– Марья! Беги скорей, – гундил нутряным голосом Кувалдин. – Митрийтвой кровью обливается. Подле меня лежал. Беги, молодайка!
Марья обомлела. Кровь с лица разом схлынула. С резким, пугающим воем бросилась Марья в тайгу. За нею спешили парнишка и старуха мать.
Только утром, среди мертвых, на телеге нашла его Марья. Правый глаз убитого открыт.
– Живой! – не своим голосом крикнула она. – Митрий, Митрий! Вставай… – Подняла его голову, сняла картуз, – на темени мозг, из раны пуля выпала.
Она заулыбалась и тихонечко заплакала. Она три дня была в испуге, не помнила, что с нею. На четвертый день бросилась с камня в Угрюм-реку.
А там, на бойне, много народу собралось, ребята, старики и женщины.
Был неутешный большой плач.
Подбирали весь вечер, до глухой ночи. Труп Константина Фаркова увез на своей лошади сын.
По всему поселку, в каждом домище, домочке, избе, в каждом бараке, землянке и всюду – настроение свинцовое, мрачное. Как будто всю местность, весь мир охватило моровое поветрие.
Темно и тихо. Народ ушел. Но там, на бойне, еще не все мертвецы подобраны. Многосемейный слесарь Пров, – тот, что когда-то беседовал в бараке с Ниной, – со стоном приподнялся на локтях, привалился разбитым плечом к двум лежавшим друг на друге покойникам: «Ой, смерть моя!..»
Идут два стражника. Слесарь Пров взмолил:
– Милый, дайте тряпочку либо платочек, рану мне перевязать…
Бородатый, весь изрытый оспой стражник, рассматривая с фонарем убитых, присел возле одного и поспешно стал разжимать его стиснутую в кулак ладонь.
– Погоди, гадина… Я живой еще, – прохрипел тяжко раненый. – Вот умру, тогда твое кольцо…
После второго залпа, когда многие рабочие повалились на землю, отец Ипат крикнул: «Народ бьют!» – закачался, упал; паралич поразил правую половину тела, отнялся язык.
Теперь отец Ипат дома, на кровати. Мычит, мечется, плачет. Манечка в отчаянии. Лик дьякона Ферапонта почернел. Злоба на всех и, вместе с жалостью, злоба на Прохора.
В котловине, где груда мертвецов, вечер и ночь проходят в сосущей сердце жути.
По настоянию судьи был произведен в присутствии понятых осмотр убитых: кто куда ранен, опознания, протоколы. Руководят судья и врач. Родственники убитых, перешагивая через трупы, разыскивают своих. Как безумные кидаются на похолодевших близких, стараясь лаской, слезами, дыханием согреть их, оживить.

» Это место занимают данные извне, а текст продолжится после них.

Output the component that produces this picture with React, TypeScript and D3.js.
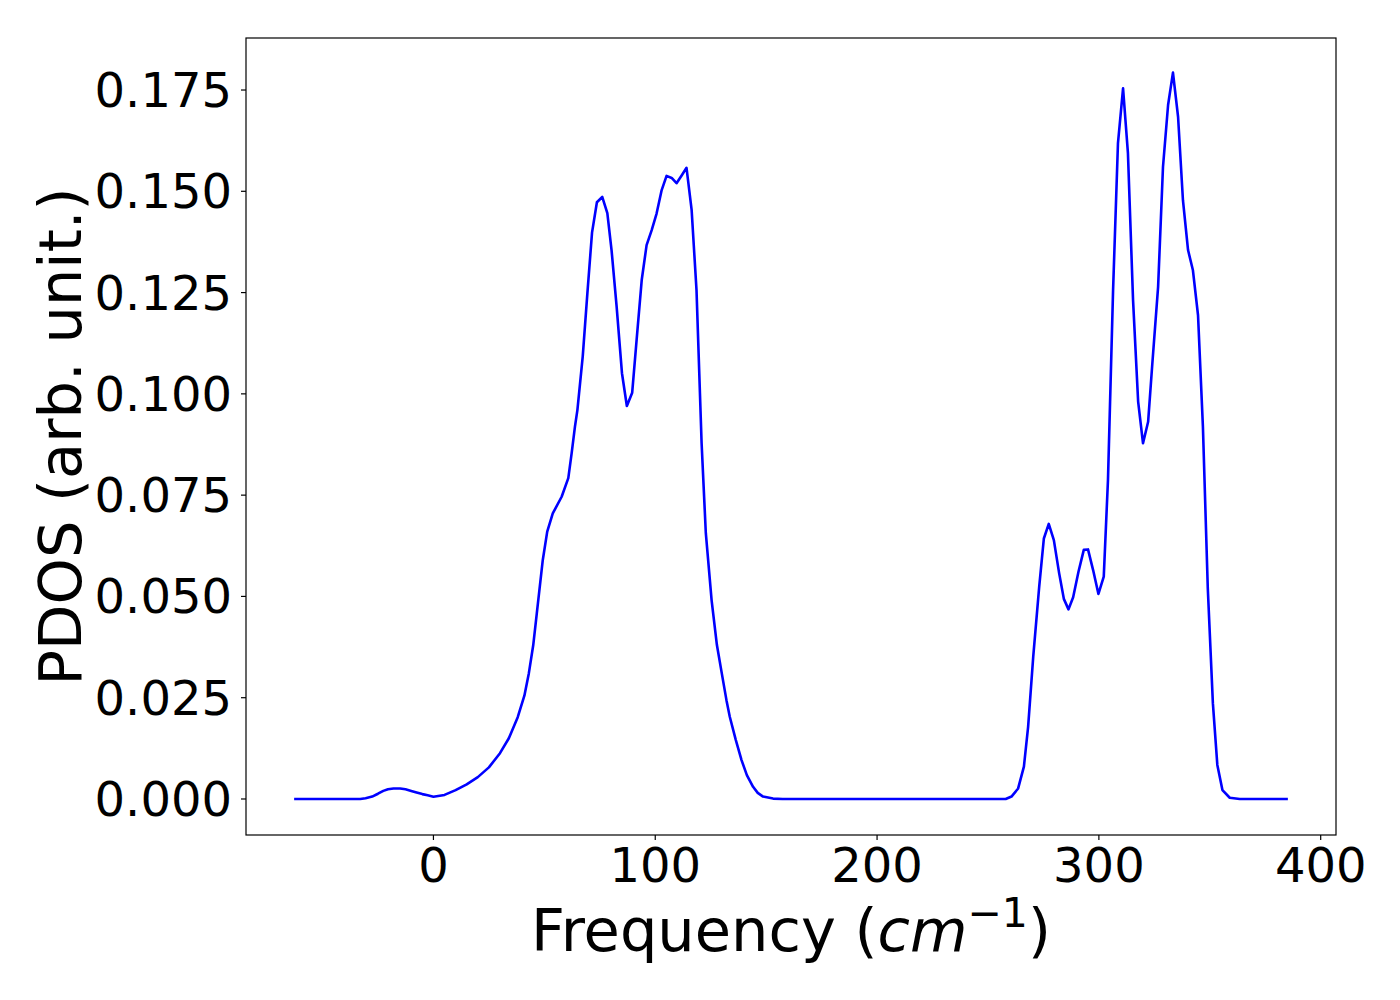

Их стоны режут ножами каждую живую душу. Стоны летят во все стороны тайги. В тайге пугаются белки, поджимают уши медведи, горько плачет птица выпь. Тьма содрогается, тьма гасит звезды.
Отец Александр записывает в дневник кровавое событие. Кухарка подает приказ жандармского ротмистра:
«Именем закона запрещаю вам отпевать рабочих в храме, также хоронить в церковной ограде и на кладбищах. Для них будут вырыты ямы около ледников, и там отпоете понесших наказание крамольников без всякой торжественности».
Отец Александр по-сердитому крякнул и первый раз в жизни выругался:
– Паршивый черт! Изувер! На-ка, выкуси. Встал, весь смятенный, пронизанный нервной дрожью, и быстро пошел в больницу напутствовать умирающих. Глухая ночь.
Ночью летели телеграммы ротмистра губернатору и в Петербург. Выдержки из телеграммы:
«…Около четырех часов пополудни рабочие предприятий Громова, в числе четырех тысяч человек, вооруженные железными палками, кольями, кирпичами, двинулись на поселок. Толпа имела намерение сломить военную силу, завладеть положением, начать хищническую разработку золотых приисков. На мое требование остановиться продолжали наступать на военную команду, подошли на расстояние ста шестидесяти шагов, после чего я вынужден был передать власть начальнику команды, который открыл огонь по толпе. После первых залпов толпа с криками «ура» хотела броситься на войска, но огонь команды обратил ее в бегство. Убито 125, ранено 170, но есть еще раненые, которых унесла толпа».
Урядники, стражники, пристав – вся эта свора, подкрепленная состоявшими на службе казаками, рыскала возле бараков, по тайге, стараясь схватить подозреваемых зачинщиков. Были пойманы тридцать человек правых и неправых и той же ночью отосланы в тюрьму. Кое-кто из политических, пользуясь всеобщей суматохой и невнятицей, бесследно скрылся.